Amazon Unveils Alexa-Powered Smart Glasses, Smart Ring
Amazon’s big hardware event on Wednesday showcased more than a dozen new devices. The Echo Frames smart glasses and Echo Loop smart ring stand out for being the first two entrants for Amazon’s Day 1 Editions program, and as new approaches by Amazon in the wearable tech space.
Framing Alexa and Marrying Voice
The Day 1 Editions program allows Amazon to test out new products and get feedback from customers while still charging for the privilege. The Echo Frames and Loop will be the guinea pigs for the program. Before purchasing either device, customers have to request an invitation and fill out a survey to find out if they qualify to buy the Frames or Loop.
The Echo Frames are an Alexa-powered set of smart glasses. Unlike the North Focals smart glasses, which received an investment from the Alexa Fund, the Echo Frames are strictly audio. They’re more like the Bose Frames smart glasses in that respect, except that Alexa can be activated any time in the Echo Frames. The smart glasses will eventually have an option for prescription lenses, but for now, they are expensive faux glasses. The glasses retail for $180 at the current introductory price but will eventually be sold for $250.
The Echo Loop is a more unusual wearable device. It is a finger ring built with two tiny microphones and a small speaker to allow communication with Alexa and a smartphone. This could be a way for Amazon to encourage people to use Alexa on their smartphones. The ring can even make phone calls if you are okay with looking like someone talking into an invisible walkie-talkie. The Loop is $130 at the introductory price but will cost $180 once that period ends.
Wearable is the Fashion
Smart wearable technology is spreading quickly. Rumors that Facebook has partnered with Ray-Ban to build smart glasses popped up this week and the Bose Frames have been around since February. Amazon didn’t say who was behind the fashion aspect of the Frames design, but the glasses do seem to be aimed for fashion as much as function. The same cannot be said of the Loop ring. By necessity, even the smallest version of the black ring has to be a certain size to contain its hardware. The ring used as an auxiliary control for the North Focals, also called a Loop, is fairly slender but still draws comments from some people, as I know first-hand from wearing one.

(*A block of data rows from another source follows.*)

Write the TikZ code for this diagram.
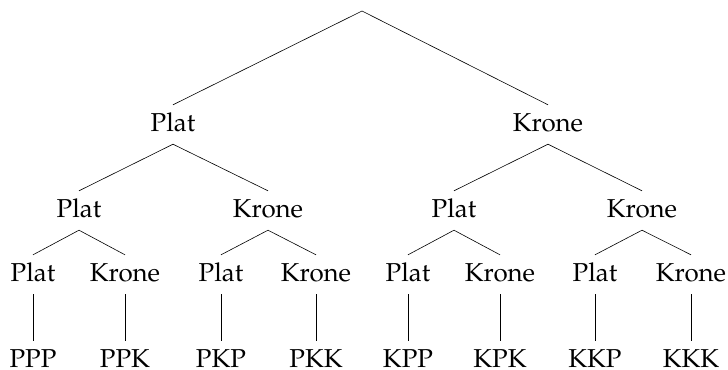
\documentclass[tikz,border=0pt]{standalone}
\usepackage[T1]{fontenc}
\usepackage{mathpazo}
\tikzset{
  coin/.style={
    font=\fontsize{26}{31}\selectfont,
    inner sep=0pt,
    text height=26bp,
    text depth=13bp,
    anchor=base
  },
  outcome/.style={
    coin,
    text depth=0pt
  },
  branch/.style={
    draw=black,
    line width=0.6bp
  }
}
\begin{document}
\begin{tikzpicture}[x=1bp,y=-1bp]
  \useasboundingbox (0,0) rectangle (728,369);

  % First toss
  \coordinate (root) at (362,11);
  \node[coin] (p) at (173,131) {Plat};
  \node[coin] (k) at (548,131) {Krone};
  \draw[branch] (root) -- (p.north);
  \draw[branch] (root) -- (k.north);

  % Second toss
  \node[coin] (pp) at (79,217) {Plat};
  \node[coin] (pk) at (268,217) {Krone};
  \node[coin] (kp) at (454,217) {Plat};
  \node[coin] (kk) at (642,217) {Krone};
  \foreach \from/\to in {p/pp,p/pk,k/kp,k/kk} {
    \draw[branch] (\from.south) -- (\to.north);
  }

  % Third toss and outcomes
  \foreach \name/\x/\side/\result in {ppp/33/Plat/PPP,ppk/125/Krone/PPK,
      pkp/221/Plat/PKP,pkk/316/Krone/PKK,kpp/408/Plat/KPP,kpk/500/Krone/KPK,
      kkp/595/Plat/KKP,kkk/691/Krone/KKK} {
    \node[coin] (\name) at (\x,281) {\side};
    \node[outcome] (out-\name) at (\x,367.5) {\result};
    \draw[branch] (\name.south) -- (out-\name.north);
  }
  \foreach \from/\to in {pp/ppp,pp/ppk,pk/pkp,pk/pkk,kp/kpp,kp/kpk,kk/kkp,kk/kkk} {
    \draw[branch] (\from.south) -- (\to.north);
  }
\end{tikzpicture}
\end{document}
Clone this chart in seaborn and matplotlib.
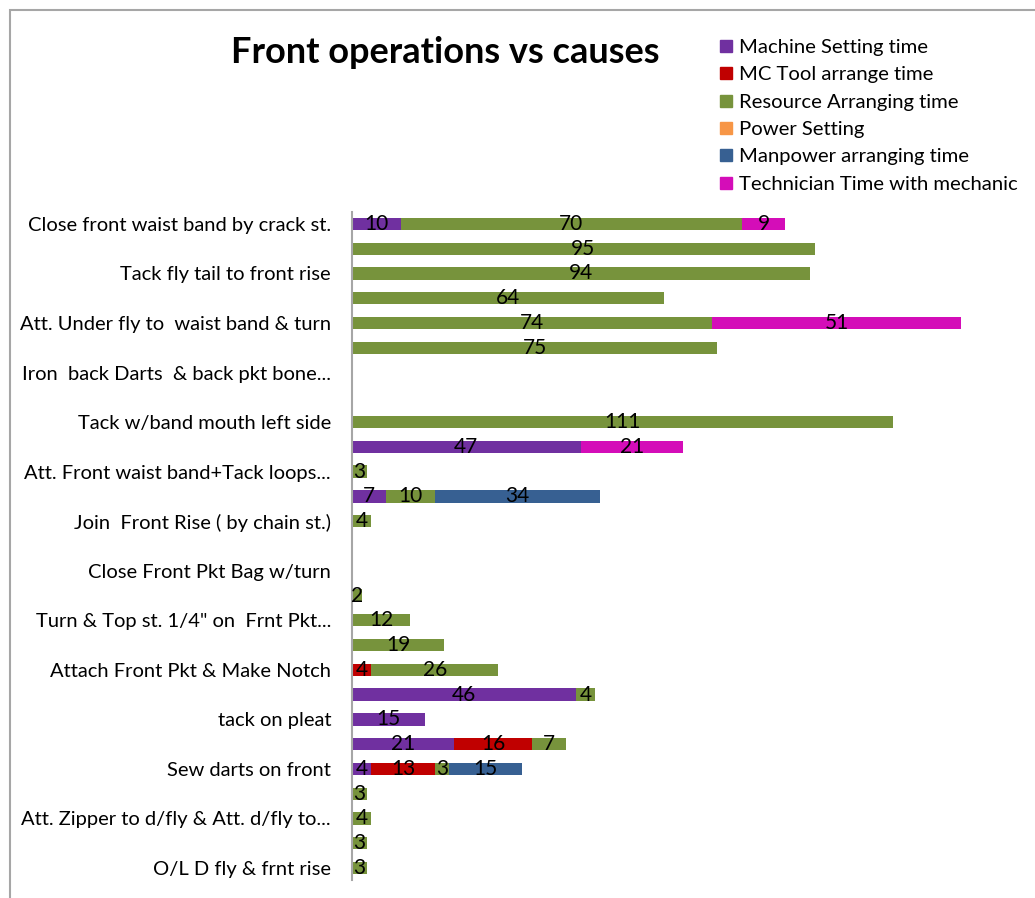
import numpy as np
import pandas as pd
import matplotlib.pyplot as plt
import matplotlib.patches as mpatches
from matplotlib.lines import Line2D
import seaborn as sns

# operations (only every other label is shown on the chart)
labels = ["Close front waist band by crack st.", "", "Tack fly tail to front rise", "",
          "Att. Under fly to  waist band & turn", "", "Iron  back Darts  & back pkt bone...", "",
          "Tack w/band mouth left side", "", "Att. Front waist band+Tack loops...", "",
          "Join  Front Rise ( by chain st.)", "", "Close Front Pkt Bag w/turn", "",
          "Turn & Top st. 1/4\" on  Frnt Pkt...", "", "Attach Front Pkt & Make Notch", "",
          "tack on pleat", "", "Sew darts on front", "",
          "Att. Zipper to d/fly & Att. d/fly to...", "", "O/L D fly & frnt rise"]

machine_setting = [10, 0, 0, 0, 0, 0, 0, 0, 0, 47, 0, 7, 0, 0, 0, 0, 0, 0, 0, 46, 15, 21, 4, 0, 0, 0, 0]
mc_tool = [0, 0, 0, 0, 0, 0, 0, 0, 0, 0, 0, 0, 0, 0, 0, 0, 0, 0, 4, 0, 0, 16, 13, 0, 0, 0, 0]
resource = [70, 95, 94, 64, 74, 75, 0, 0, 111, 0, 3, 10, 4, 0, 0, 2, 12, 19, 26, 4, 0, 7, 3, 3, 4, 3, 3]
power = [0] * 27
manpower = [0, 0, 0, 0, 0, 0, 0, 0, 0, 0, 0, 34, 0, 0, 0, 0, 0, 0, 0, 0, 0, 0, 15, 0, 0, 0, 0]
technician = [9, 0, 0, 0, 51, 0, 0, 0, 0, 21, 0, 0, 0, 0, 0, 0, 0, 0, 0, 0, 0, 0, 0, 0, 0, 0, 0]

series = ["Machine Setting time", "MC Tool arrange time", "Resource Arranging time",
          "Power Setting", "Manpower arranging time", "Technician Time with mechanic"]
colors = ["#7030A0", "#C00000", "#77933C", "#F79646", "#376092", "#D40DB8"]

rows = [f"r{i}" for i in range(len(labels))]
df = pd.DataFrame({"row": rows}, index=rows)
for name, vals in zip(series, [machine_setting, mc_tool, resource, power, manpower, technician]):
    df[name] = vals
cum = df[series].cumsum(axis=1)

sns.set_style("white")
plt.rcParams['font.family'] = ['Lato', 'DejaVu Sans']
plt.rcParams['text.color'] = 'black'
plt.rcParams['ytick.color'] = 'black'

fig = plt.figure(figsize=(10.35, 8.98), dpi=100)
ax = fig.add_axes([0.340, 0.0196, 0.659, 0.7448])

# stacked bars: draw cumulative totals from longest to shortest
for name, col in reversed(list(zip(series, colors))):
    sns.barplot(x=cum[name].values, y=rows, order=rows, orient="h", color=col,
                saturation=1, width=0.5, linewidth=0, ax=ax)

# value labels centred in each segment
for i, r in enumerate(rows):
    start = 0
    for name in series:
        v = df.loc[r, name]
        if v > 0:
            ax.text(start + v / 2, i, str(v), ha="center", va="center", fontsize=15, color="black")
        start += v

ax.set_xlim(0, 140)
ax.set_ylim(len(rows) - 0.5, -0.5)
ax.set_yticks(range(len(rows)))
ax.set_yticklabels(labels, fontsize=14.5, color="black")
ax.tick_params(axis="y", length=0, pad=15)
ax.set_xticks([])
ax.set_xlabel("")
ax.set_ylabel("")
for s in ["top", "right", "bottom"]:
    ax.spines[s].set_visible(False)
ax.spines["left"].set_color("#a6a6a6")
ax.spines["left"].set_linewidth(1.5)

fig.text(0.430, 0.942, "Front operations vs causes", ha="center", va="center",
         fontsize=26, fontweight="bold", color="black")

handles = [Line2D([], [], marker="s", linestyle="", color=c, markersize=9) for c in colors]
fig.legend(handles, series, loc="upper left", bbox_to_anchor=(0.672, 0.977), frameon=False,
           fontsize=14.6, handletextpad=0.05, labelspacing=0.5, handlelength=1.2,
           labelcolor="black")

# chart outline
fig.patches.append(mpatches.Rectangle((10 / 1035, -0.1), 1.2, 1 - 10 / 898 + 0.1,
                                      transform=fig.transFigure, fill=False,
                                      edgecolor="#a6a6a6", linewidth=1.5))

fig.savefig("out.png", dpi=100)
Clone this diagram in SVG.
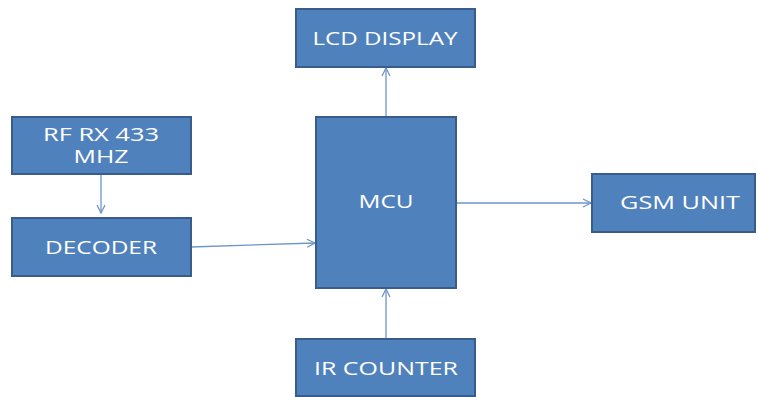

That matters when it comes to wearable tech because social acceptance is a barrier in the industry. Amazon doesn’t want to suffer from the “Glasshole effect,” but unlike the Frames or most current smartwatches, the Loop is less likely to slot invisibly into people’s lives. Even if the Loop means you don’t check your phone as often, an audible notification or seeing someone’s finger vibrate suddenly may be jarring.
Amazon’s willingness to bet on the wearable tech space like this speaks to the underlying potential of including voice technology in everything. Amazon wants to make Alexa part of people’s lives wherever they are, and wearables spread that ecosystem in ways no other Alexa-enabled product could. The success of the individual products is uncertain, but the space itself is only going to grow as more companies experiment with the possibilities.